■ **THE REQUEST**
Please write out the lines of the data exactly, beginning with the first and ending with the line containing "from matplotlib.patches import"; leave the pictures behind.

■ **EXERCISE INPUT**
'''
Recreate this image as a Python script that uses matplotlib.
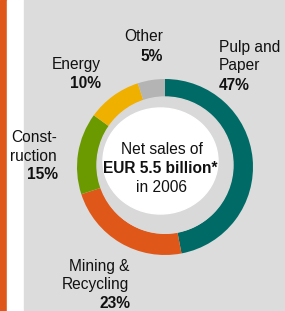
import matplotlib
matplotlib.use('agg')
import matplotlib.pyplot as plt
from matplotlib.patches import Rectangle, Circle, Ellipse

# segment shares, clockwise from the top
segments = ['Pulp and Paper', 'Mining & Recycling', 'Construction', 'Energy', 'Other']
shares = [47, 23, 15, 10, 5]
colors = ['#006b66', '#e05819', '#6b9a00', '#f0b000', '#b4b4b4']

W, H = 285, 311
plt.rcParams['font.family'] = ['Liberation Sans', 'DejaVu Sans']
FS = 11.2

fig = plt.figure(figsize=(W / 100, H / 100), dpi=100)
ax = fig.add_axes([0, 0, 1, 1])
ax.axis('off')

# side strips and background
ax.add_patch(Rectangle((0, 0), 7, H, color='#e05819', zorder=0))
ax.add_patch(Rectangle((7, 0), 17, H, color='white', zorder=0))
ax.add_patch(Rectangle((24, 0), W - 24, H, color='#dcdcdc', zorder=0))

cx, cy = 165, H - 167
ax.pie(shares, colors=colors, startangle=90, counterclock=False,
       radius=88, center=(cx, cy), wedgeprops=dict(width=21, linewidth=0))
ax.add_patch(Circle((165, H - 165), 68, color='#d9d9d9', zorder=3))
ax.add_patch(Ellipse((160.5, H - 161), 115, 106, color='white', zorder=4))

ax.set_xlim(0, W)
ax.set_ylim(0, H)
ax.set_aspect('auto')


def txt(x, y, s, ha, bold=False):
    ax.text(x, H - y, s, ha=ha, va='baseline', fontsize=FS,
            fontweight='bold' if bold else 'normal', color='#111111', zorder=5)


txt(163, 41, 'Other', 'right')
txt(163, 60.7, '5%', 'right', True)
txt(219, 51.7, 'Pulp and', 'left')
txt(219, 70, 'Paper', 'left')
txt(219, 90, '47%', 'left', True)
txt(101, 69.3, 'Energy', 'right')
txt(101, 88.3, '10%', 'right', True)
txt(57, 141.7, 'Const-', 'right')
txt(57, 160.7, 'ruction', 'right')
txt(58, 179.3, '15%', 'right', True)
txt(129, 270.7, 'Mining &', 'right')
txt(129, 289, 'Recycling', 'right')
txt(130, 308.3, '23%', 'right', True)

txt(162, 154, 'Net sales of', 'center')
txt(160, 173.3, 'EUR 5.5 billion*', 'center', True)
txt(161.5, 191.7, 'in 2006', 'center')

fig.savefig('out.png', dpi=100)
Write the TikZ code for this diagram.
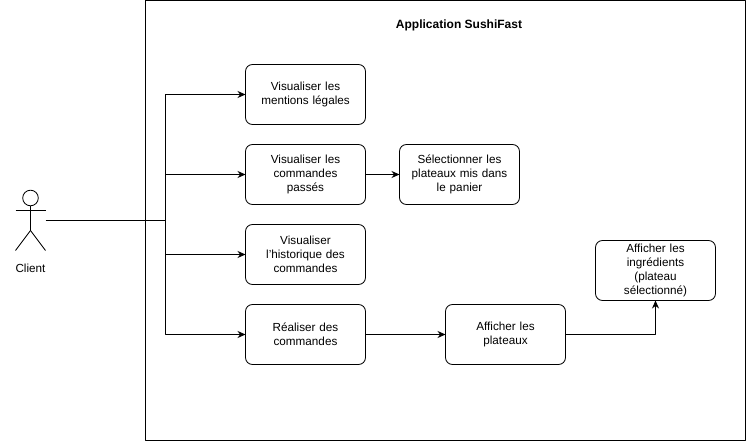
'''
■ **ANSWER FOR THE TASK**
Recreate this image as a Python script that uses matplotlib.
import matplotlib
matplotlib.use('agg')
import matplotlib.pyplot as plt
from matplotlib.patches import Rectangle, Circle, Ellipse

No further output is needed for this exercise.